▶ **Task to carry out**
Retype exactly what appears below from the line containing "Write the matplotlib code for this chart." down to the line containing "plt.rcParams['font.family'] = ['Open", keeping both end lines. Do not include pictures.

## Start Information given

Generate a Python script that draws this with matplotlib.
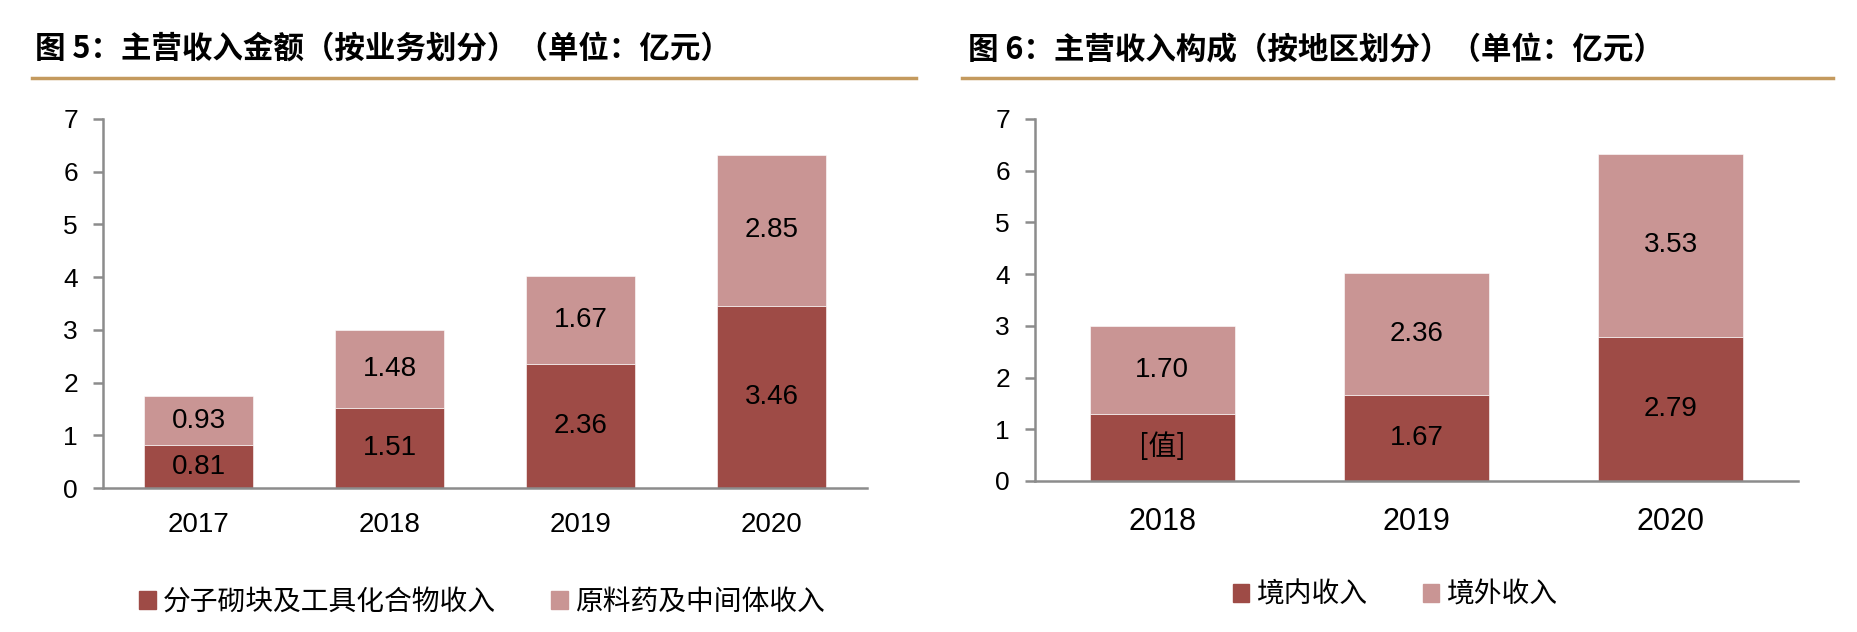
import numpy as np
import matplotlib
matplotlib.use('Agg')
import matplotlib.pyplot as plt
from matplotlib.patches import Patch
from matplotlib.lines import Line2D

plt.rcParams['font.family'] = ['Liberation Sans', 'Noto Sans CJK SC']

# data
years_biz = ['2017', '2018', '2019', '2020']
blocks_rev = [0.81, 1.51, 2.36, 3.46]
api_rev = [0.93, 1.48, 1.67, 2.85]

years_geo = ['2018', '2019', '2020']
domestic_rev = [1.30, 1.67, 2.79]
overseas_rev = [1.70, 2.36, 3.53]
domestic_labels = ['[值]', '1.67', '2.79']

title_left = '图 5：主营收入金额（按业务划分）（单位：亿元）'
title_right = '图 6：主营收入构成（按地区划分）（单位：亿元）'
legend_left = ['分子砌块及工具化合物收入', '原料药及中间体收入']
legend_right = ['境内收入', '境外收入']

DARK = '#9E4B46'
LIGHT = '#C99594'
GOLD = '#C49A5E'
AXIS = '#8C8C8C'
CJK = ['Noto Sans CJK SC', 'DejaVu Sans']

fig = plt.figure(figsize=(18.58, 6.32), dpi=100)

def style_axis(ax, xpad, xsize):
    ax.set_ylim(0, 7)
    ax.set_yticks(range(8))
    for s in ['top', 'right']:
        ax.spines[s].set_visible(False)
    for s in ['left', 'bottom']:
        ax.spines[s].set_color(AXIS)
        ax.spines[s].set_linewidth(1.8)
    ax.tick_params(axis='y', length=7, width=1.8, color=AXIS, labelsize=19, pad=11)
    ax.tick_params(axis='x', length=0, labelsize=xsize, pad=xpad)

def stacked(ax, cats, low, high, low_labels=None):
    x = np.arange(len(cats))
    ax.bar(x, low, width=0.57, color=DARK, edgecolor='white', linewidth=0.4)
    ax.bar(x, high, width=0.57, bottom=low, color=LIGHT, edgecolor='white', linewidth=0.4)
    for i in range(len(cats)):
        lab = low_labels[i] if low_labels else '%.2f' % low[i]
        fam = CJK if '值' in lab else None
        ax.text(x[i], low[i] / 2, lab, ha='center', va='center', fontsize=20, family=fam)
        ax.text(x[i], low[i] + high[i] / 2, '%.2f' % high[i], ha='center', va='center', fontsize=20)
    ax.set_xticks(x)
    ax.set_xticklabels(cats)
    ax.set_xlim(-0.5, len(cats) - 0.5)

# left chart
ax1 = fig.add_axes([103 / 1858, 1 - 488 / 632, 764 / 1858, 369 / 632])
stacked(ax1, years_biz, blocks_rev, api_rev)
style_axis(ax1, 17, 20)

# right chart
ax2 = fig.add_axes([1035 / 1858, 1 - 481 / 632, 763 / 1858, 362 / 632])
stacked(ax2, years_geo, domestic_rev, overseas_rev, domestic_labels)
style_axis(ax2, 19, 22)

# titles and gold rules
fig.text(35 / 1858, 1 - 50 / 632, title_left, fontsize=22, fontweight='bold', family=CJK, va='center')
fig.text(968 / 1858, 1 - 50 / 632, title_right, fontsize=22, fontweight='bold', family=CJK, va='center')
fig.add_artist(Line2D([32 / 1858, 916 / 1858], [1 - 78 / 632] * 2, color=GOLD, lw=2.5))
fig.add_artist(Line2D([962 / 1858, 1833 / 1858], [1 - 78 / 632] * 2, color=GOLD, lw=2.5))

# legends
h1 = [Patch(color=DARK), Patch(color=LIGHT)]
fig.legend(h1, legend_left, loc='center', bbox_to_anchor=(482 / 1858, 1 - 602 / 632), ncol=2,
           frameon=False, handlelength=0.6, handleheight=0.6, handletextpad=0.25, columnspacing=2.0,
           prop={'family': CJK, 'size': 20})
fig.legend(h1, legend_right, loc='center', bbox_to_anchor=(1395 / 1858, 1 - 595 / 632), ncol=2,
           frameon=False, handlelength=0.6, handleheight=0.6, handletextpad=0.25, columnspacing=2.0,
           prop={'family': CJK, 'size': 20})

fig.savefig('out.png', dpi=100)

## End Information given
## Start Information given

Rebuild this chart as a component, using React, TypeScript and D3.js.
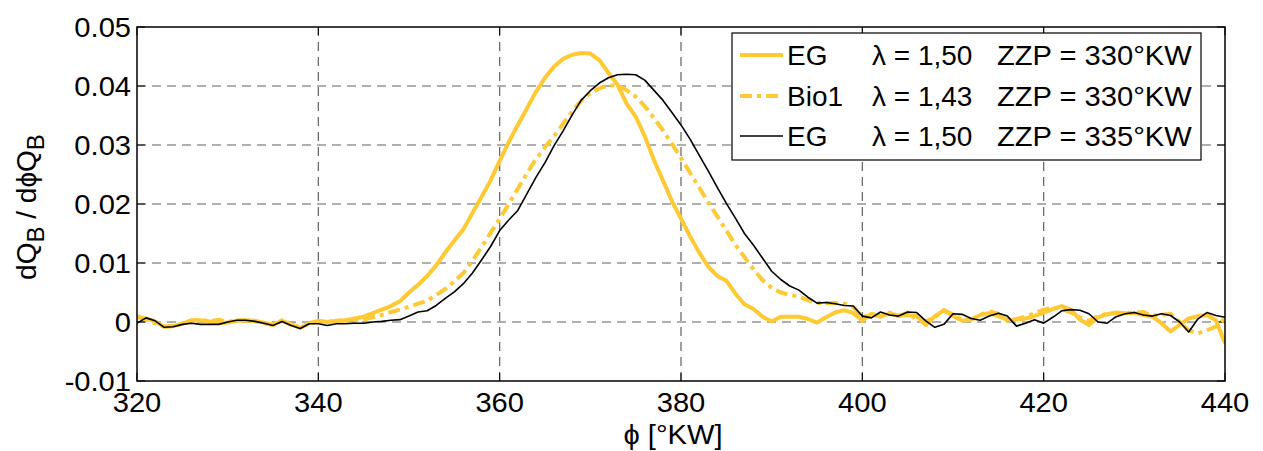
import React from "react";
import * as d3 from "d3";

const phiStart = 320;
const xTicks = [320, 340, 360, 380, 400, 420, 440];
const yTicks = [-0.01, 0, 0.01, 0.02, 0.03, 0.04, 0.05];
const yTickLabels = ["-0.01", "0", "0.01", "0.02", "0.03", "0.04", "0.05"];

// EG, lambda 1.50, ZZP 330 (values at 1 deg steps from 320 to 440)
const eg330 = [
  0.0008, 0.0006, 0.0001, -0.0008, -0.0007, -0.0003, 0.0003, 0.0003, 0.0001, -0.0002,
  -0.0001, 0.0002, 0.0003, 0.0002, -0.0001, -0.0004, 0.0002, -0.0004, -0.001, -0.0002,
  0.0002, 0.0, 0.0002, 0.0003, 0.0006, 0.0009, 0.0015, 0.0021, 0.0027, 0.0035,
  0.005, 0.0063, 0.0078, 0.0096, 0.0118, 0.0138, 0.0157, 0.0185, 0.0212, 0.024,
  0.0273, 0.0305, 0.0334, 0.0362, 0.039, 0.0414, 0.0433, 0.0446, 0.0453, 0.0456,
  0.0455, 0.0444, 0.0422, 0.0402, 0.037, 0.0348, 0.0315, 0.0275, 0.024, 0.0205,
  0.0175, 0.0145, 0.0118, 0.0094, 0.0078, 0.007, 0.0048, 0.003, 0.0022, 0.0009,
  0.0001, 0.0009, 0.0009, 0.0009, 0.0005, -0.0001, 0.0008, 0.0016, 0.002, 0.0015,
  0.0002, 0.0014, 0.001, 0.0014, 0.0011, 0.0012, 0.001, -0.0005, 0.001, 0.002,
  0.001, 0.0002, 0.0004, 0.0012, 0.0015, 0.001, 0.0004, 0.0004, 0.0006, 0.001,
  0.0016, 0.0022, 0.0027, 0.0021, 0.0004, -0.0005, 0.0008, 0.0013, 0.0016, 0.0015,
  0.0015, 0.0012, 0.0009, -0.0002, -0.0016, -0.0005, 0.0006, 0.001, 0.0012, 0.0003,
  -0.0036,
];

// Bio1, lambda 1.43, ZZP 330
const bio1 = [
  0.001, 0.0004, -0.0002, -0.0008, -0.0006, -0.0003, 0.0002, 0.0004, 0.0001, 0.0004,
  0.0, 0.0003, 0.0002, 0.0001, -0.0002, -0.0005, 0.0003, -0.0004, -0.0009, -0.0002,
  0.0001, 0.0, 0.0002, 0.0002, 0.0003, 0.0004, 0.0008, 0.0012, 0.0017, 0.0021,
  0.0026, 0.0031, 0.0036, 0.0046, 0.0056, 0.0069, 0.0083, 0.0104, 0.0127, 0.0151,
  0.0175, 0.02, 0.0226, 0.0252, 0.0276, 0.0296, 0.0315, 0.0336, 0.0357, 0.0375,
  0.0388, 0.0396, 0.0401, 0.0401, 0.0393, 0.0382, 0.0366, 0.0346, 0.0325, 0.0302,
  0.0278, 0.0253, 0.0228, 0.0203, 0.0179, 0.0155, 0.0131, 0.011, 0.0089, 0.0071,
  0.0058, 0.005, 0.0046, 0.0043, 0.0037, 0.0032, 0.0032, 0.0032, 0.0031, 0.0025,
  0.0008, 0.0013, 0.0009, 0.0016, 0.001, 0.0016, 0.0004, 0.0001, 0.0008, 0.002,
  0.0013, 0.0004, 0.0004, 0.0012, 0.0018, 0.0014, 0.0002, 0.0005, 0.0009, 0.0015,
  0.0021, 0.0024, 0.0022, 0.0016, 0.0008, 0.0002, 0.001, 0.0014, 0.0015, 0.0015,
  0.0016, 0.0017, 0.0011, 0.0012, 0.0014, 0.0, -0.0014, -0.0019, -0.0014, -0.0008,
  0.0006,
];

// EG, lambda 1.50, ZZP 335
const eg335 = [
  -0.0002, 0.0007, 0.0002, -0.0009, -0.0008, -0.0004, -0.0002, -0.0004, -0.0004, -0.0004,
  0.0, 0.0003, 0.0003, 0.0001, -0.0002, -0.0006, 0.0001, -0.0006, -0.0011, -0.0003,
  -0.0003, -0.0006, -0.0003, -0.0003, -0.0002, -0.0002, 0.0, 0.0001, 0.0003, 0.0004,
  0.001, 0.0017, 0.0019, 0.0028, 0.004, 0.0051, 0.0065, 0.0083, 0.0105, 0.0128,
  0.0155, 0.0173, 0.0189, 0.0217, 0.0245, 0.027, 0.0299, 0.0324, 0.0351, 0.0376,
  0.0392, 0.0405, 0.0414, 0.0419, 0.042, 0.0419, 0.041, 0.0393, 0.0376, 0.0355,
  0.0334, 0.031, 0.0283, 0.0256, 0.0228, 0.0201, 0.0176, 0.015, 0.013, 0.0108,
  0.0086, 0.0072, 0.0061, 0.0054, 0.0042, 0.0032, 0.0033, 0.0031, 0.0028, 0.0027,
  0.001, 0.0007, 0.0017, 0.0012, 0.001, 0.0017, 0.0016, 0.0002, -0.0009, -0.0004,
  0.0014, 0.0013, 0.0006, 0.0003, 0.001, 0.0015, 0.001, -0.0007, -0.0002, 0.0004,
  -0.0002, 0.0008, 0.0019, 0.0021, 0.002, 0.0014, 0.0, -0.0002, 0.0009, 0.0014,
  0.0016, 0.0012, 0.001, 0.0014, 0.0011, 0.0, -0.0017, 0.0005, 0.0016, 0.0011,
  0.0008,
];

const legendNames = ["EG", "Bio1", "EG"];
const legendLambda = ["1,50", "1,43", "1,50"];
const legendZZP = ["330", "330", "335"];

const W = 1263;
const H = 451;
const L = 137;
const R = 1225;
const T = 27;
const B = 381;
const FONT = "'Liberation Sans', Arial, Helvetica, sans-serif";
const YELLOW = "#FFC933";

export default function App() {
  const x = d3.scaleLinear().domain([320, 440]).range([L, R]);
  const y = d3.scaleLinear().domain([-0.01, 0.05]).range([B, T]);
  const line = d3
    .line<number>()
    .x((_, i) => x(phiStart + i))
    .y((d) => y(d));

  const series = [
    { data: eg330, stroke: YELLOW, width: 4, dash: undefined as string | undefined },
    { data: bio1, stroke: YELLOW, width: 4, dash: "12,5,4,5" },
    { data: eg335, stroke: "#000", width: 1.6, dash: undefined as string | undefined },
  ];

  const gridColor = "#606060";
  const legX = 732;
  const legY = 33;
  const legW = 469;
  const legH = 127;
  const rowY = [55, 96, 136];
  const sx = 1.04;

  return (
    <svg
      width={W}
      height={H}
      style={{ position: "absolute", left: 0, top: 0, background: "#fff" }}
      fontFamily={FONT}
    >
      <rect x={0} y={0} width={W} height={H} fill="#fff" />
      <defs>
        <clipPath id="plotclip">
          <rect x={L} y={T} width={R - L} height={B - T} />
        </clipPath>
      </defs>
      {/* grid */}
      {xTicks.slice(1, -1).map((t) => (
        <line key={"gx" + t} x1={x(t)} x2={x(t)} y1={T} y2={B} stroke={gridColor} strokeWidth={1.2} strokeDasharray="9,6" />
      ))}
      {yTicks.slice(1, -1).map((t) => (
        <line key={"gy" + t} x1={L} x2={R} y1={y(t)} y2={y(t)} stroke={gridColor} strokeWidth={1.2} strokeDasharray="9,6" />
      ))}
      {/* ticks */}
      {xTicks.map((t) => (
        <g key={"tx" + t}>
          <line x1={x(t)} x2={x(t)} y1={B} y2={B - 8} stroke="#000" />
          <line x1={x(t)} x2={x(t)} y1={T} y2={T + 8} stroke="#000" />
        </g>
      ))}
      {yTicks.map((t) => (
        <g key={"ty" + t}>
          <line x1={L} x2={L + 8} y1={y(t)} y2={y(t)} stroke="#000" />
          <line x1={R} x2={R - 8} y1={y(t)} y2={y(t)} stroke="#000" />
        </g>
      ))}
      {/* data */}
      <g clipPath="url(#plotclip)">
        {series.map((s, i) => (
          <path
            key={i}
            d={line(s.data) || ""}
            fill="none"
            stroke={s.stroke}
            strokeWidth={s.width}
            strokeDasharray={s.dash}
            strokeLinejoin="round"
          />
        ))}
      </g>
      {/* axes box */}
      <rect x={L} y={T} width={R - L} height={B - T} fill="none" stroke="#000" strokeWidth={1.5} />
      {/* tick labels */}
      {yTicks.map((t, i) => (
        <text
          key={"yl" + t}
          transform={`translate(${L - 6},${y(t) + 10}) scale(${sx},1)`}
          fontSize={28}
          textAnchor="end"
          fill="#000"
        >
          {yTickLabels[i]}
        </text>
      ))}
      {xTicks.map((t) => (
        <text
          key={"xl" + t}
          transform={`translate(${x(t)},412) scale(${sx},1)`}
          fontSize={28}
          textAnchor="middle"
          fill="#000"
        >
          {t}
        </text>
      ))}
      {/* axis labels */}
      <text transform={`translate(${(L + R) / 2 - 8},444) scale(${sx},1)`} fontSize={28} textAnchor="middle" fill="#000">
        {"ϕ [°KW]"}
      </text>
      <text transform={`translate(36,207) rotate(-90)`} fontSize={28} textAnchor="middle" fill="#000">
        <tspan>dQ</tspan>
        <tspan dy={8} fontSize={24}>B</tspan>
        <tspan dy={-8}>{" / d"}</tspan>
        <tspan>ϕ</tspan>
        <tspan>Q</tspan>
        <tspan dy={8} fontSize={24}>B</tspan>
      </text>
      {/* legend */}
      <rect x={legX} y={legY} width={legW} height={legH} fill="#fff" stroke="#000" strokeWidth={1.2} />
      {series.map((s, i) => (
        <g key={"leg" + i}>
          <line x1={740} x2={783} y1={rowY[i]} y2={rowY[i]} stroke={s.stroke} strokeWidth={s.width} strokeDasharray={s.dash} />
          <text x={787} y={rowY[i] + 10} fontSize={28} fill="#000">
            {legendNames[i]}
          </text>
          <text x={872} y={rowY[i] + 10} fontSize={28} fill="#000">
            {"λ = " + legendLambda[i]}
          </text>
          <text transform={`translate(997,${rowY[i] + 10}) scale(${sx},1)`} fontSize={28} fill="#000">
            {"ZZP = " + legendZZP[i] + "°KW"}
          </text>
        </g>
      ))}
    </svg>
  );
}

## End Information given
## Start Information given

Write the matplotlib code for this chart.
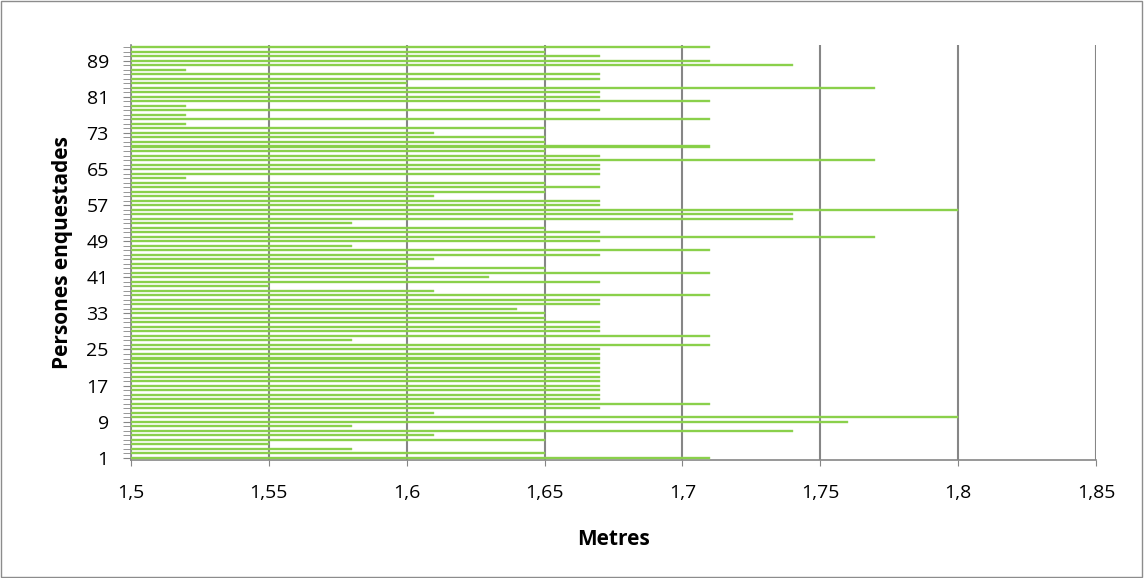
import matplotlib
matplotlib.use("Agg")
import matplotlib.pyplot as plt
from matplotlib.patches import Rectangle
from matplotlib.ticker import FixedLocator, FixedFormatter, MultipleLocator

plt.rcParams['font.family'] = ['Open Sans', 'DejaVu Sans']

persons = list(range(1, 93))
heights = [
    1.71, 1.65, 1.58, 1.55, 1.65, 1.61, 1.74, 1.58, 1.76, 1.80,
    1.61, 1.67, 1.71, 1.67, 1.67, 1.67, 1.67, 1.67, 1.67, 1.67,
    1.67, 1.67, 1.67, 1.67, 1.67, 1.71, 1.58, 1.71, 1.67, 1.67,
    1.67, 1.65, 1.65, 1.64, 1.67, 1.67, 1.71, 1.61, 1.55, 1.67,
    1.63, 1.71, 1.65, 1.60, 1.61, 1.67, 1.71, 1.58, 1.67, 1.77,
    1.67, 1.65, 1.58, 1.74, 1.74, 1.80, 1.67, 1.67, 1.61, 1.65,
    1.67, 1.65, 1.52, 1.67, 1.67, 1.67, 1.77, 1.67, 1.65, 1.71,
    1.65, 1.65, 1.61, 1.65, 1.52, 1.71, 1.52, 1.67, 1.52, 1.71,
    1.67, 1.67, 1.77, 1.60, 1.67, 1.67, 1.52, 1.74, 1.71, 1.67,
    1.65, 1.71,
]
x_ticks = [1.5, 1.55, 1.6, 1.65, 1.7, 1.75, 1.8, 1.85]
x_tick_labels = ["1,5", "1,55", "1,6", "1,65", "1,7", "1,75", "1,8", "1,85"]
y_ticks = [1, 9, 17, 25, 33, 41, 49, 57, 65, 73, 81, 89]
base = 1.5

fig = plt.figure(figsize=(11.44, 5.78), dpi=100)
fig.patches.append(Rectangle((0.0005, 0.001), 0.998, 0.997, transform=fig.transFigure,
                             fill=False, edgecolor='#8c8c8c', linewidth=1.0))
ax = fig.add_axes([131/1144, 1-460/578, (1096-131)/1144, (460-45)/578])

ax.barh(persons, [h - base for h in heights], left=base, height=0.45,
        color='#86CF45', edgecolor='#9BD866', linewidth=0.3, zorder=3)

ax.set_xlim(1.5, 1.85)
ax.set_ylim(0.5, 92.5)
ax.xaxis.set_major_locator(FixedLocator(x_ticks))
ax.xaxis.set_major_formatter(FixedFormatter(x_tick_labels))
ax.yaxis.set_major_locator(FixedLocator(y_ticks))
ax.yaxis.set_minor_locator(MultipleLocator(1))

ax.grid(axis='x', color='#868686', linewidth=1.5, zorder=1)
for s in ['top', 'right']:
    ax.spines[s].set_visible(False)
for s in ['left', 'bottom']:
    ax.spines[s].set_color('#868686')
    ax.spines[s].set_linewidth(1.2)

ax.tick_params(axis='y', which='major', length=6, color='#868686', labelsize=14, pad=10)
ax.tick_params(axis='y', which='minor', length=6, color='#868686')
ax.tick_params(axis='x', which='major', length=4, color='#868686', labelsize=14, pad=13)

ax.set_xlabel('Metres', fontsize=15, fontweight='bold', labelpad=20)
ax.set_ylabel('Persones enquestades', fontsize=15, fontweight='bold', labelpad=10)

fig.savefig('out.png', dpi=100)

## End Information given

▶ **Expected output**
Write the matplotlib code for this chart.
import matplotlib
matplotlib.use("Agg")
import matplotlib.pyplot as plt
from matplotlib.patches import Rectangle
from matplotlib.ticker import FixedLocator, FixedFormatter, MultipleLocator

plt.rcParams['font.family'] = ['Open Sans', 'DejaVu Sans']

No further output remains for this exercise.